Now merge the upstream code into your code. git merge upstream/master

You'll see a message like "CONFLICT (modify/delete): SC-CODES-README.md deleted in HEAD and modified in upstream/master. Version upstream/master of SC-CODES-README.md left in tree. Automatic merge failed; fix conflicts and then commit the result."

Run git status to see more information. It will show a "merge conflict". On the one hand, you deleted (in week 9) the SC-CODES-README.md file while the upstream still has a copy which was also edited since you forked it.

Let's tell Git that we still don't care need a copy of SC-CODES-README.md in our fork by removing the merged in changes git rm SC-CODES-README.md

You'll also see that the upstream changed the README.md.
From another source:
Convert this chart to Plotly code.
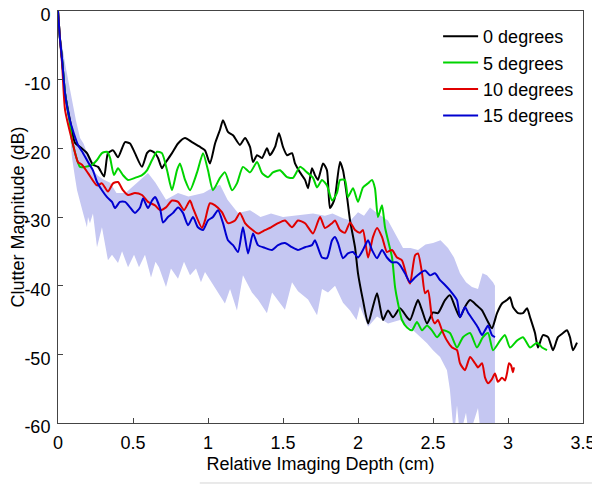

You can compare what changed between your fork and the upstream README.md by running git diff README.md

We want to keep these merged README.md changes, so tell git to add them git add README.md

Instruct git to commit these changes git commit -m 'Merge in the README.md from the remote upstream'

Push the commit up to the GitHub remote copy git push origin master

Congratulations, you've done your first "merge" and resolved a "merge conflict".

Side note, knowing how to use a remote upstream is one of the steps for creating a "pull request". A pull request is how GitHub allows you to propose a merge into someone's GitHub repository. For instance, if you wanted to contribute a fix to an open-source project that hosts its code on GitHub.

Optional Advanced Map Challenges

Here are sample ideas. Be aware of cross-origin issues if you're trying to load GeoJSON across domains using javascript.

  1. Create a new layers.html file in your C9 workspace and add another student's geojson.php as a second Leaflet layer
  2. Add custom map icons in Leaflet
  3. Build an equivalent Google Map by loading your geojson.php as a layer by creating a googlemap.html in Cloud9.